The financial industry holds trillions of dollars in real estate-related investments as assets. Imagine that a bank gave you a loan for $500,000 so you could buy a house. The bank would be allowed to count this $500,000 loan as an asset, because, under normal conditions, the property you bought would probably be worth a bit more than that. (Crazy as it sounds, there was a time, many moons ago, when banks wouldn't hand out loans for the entire freaking purchase value of a home. You had to have a bit of cash saved up on your own to contribute.) If you didn't pay up, the bank would be able to make back the value of the loan when it repossessed and then sold the house on its own. Thus, the mortgage is an "asset," as the bank expects to be receiving the $500,000 over time one way or another. In fact, the bank is even allowed to count the interest on the loan as an asset, so it will actually mark the value of the loan higher, with the interest included.

With your $500,000+interest considered to be an asset, the bank is allowed to take on roughly that same amount in liabilities. (There has to be a certain buffer, but it's very, very small if the world goes into crisis mode.) In a normal real estate market, the losses stemming from the occasional deal-gone-bad would be outweighed by the interest earned on all the good mortgages. But if you have a systemic devaluing of mortgages, the bank is destroyed. Notice that I said mortgages, not housing prices.
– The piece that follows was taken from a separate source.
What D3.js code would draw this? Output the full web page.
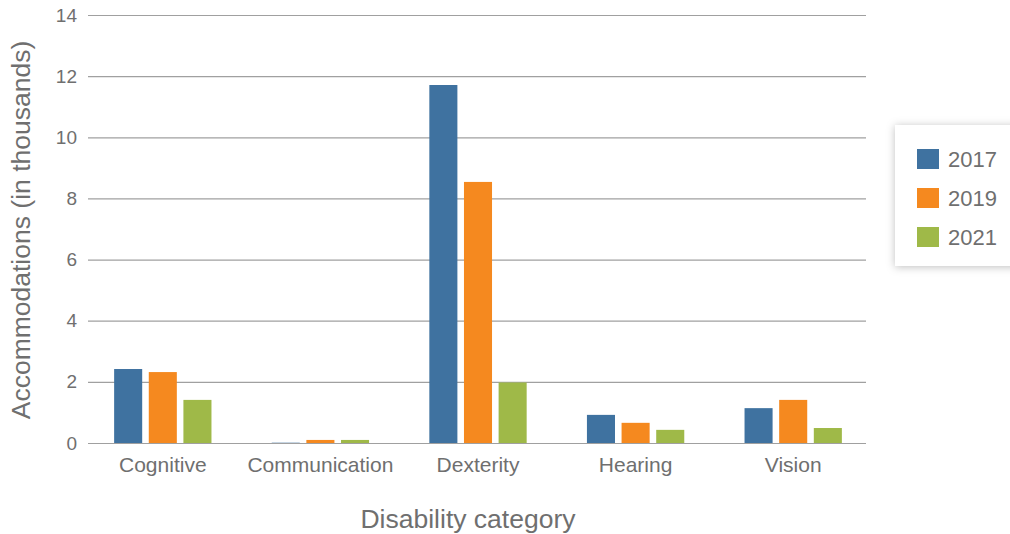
<!DOCTYPE html>
<html>
<head>
<meta charset="utf-8">
<script src="https://cdn.jsdelivr.net/npm/d3@7"></script>
<style>
  body { margin: 0; background: #fff; }
  svg { font-family: "Liberation Sans", Arial, Helvetica, sans-serif; }
  .grid line { stroke: #a0a0a0; stroke-width: 1.2; }
  .tick text { fill: #6f6f6f; }
</style>
</head>
<body>
<svg id="chart" width="1010" height="534"></svg>
<script>
// data (thousands)
var categories = ["Cognitive", "Communication", "Dexterity", "Hearing", "Vision"];
var years = ["2017", "2019", "2021"];
var values2017 = [2.42, 0.01, 11.71, 0.92, 1.14];
var values2019 = [2.32, 0.10, 8.54, 0.66, 1.41];
var values2021 = [1.41, 0.10, 1.98, 0.43, 0.49];
var yTicks = [0, 2, 4, 6, 8, 10, 12, 14];
var colors = ["#3f72a0", "#f5891f", "#9fb948"];

var series = [values2017, values2019, values2021];

var svg = d3.select("#chart");
var plotLeft = 84, plotRight = 872, plotTop = 15, plotBottom = 443;
var gridLeft = 88, gridRight = 866;

var x = d3.scaleBand().domain(categories).range([plotLeft, plotRight]).paddingInner(0).paddingOuter(0);
var x1 = d3.scaleBand().domain(years).range([0, x.bandwidth()]).paddingInner(0.19).paddingOuter(0.87);
var y = d3.scaleLinear().domain([0, 14]).range([plotBottom, plotTop]);

// gridlines + y labels
var yAxis = svg.append("g")
    .attr("class", "grid")
    .attr("transform", "translate(" + gridLeft + ",0)")
    .call(d3.axisLeft(y).tickValues(yTicks).tickSize(-(gridRight - gridLeft)).tickPadding(11));
yAxis.select(".domain").remove();
yAxis.selectAll("text").style("font-size", "19px");

// bars
var groups = svg.selectAll(".cat")
    .data(categories)
  .enter().append("g")
    .attr("class", "cat")
    .attr("transform", function(d) { return "translate(" + x(d) + ",0)"; });

groups.selectAll("rect")
    .data(function(d, i) {
        return years.map(function(yr, j) { return { year: yr, value: series[j][i], color: colors[j] }; });
    })
  .enter().append("rect")
    .attr("x", function(d) { return x1(d.year); })
    .attr("width", x1.bandwidth())
    .attr("y", function(d) { return y(d.value); })
    .attr("height", function(d) { return plotBottom - y(d.value); })
    .attr("fill", function(d) { return d.color; });

// x labels
var xAxis = svg.append("g")
    .attr("transform", "translate(0," + plotBottom + ")")
    .call(d3.axisBottom(x).tickSize(0).tickPadding(14));
xAxis.select(".domain").remove();
xAxis.selectAll("text").style("font-size", "21px");

// axis titles
svg.append("text")
    .attr("transform", "translate(30," + ((plotTop + plotBottom) / 2 + 1) + ") rotate(-90)")
    .attr("text-anchor", "middle")
    .attr("fill", "#6f6f6f")
    .style("font-size", "26.5px")
    .text("Accommodations (in thousands)");

svg.append("text")
    .attr("x", 468)
    .attr("y", 528)
    .attr("text-anchor", "middle")
    .attr("fill", "#6f6f6f")
    .style("font-size", "26.5px")
    .text("Disability category");

// legend with drop shadow
var defs = svg.append("defs");
var f = defs.append("filter").attr("id", "shadow").attr("x", "-20%").attr("y", "-20%").attr("width", "140%").attr("height", "140%");
f.append("feDropShadow").attr("dx", 0).attr("dy", 1).attr("stdDeviation", 4).attr("flood-color", "#000").attr("flood-opacity", 0.25);

var legend = svg.append("g").attr("transform", "translate(895,125)");
legend.append("rect")
    .attr("width", 130).attr("height", 141)
    .attr("fill", "#fff")
    .attr("filter", "url(#shadow)");

var items = legend.selectAll(".item")
    .data(years)
  .enter().append("g")
    .attr("class", "item")
    .attr("transform", function(d, i) { return "translate(22," + (24 + i * 39) + ")"; });

items.append("rect")
    .attr("width", 22).attr("height", 20)
    .attr("fill", function(d, i) { return colors[i]; });

items.append("text")
    .attr("x", 31).attr("y", 18)
    .attr("fill", "#6f6f6f")
    .style("font-size", "22px")
    .text(function(d) { return d; });
</script>
</body>
</html>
Technically, if your house has collapsed in value to $340,000, your mortgage is still valued at $500,000 as an asset until you refinance, or until the bank forecloses upon you and has to sell the property itself for whatever it can get. If you manage to finagle a refi at $340,000, then the value of the mortgage as an asset to the bank becomes $340,000 (plus interest), because that's the new amount that you owe. Now, remember, the bank has taken on nearly $500,000 in liabilities based on the old value of your mortgage. Multiply this effect across real estate in the entire country, and all of a sudden, the bank's got a lot more in liabilities than it has in assets.

Again, that's a nutshell inside of a nutshell, but it's the basic idea. The banks have liabilities that were based on housing bubble-level asset values. Widespread refinancing results in widespread devaluation. Poof. Instant bankruptcy.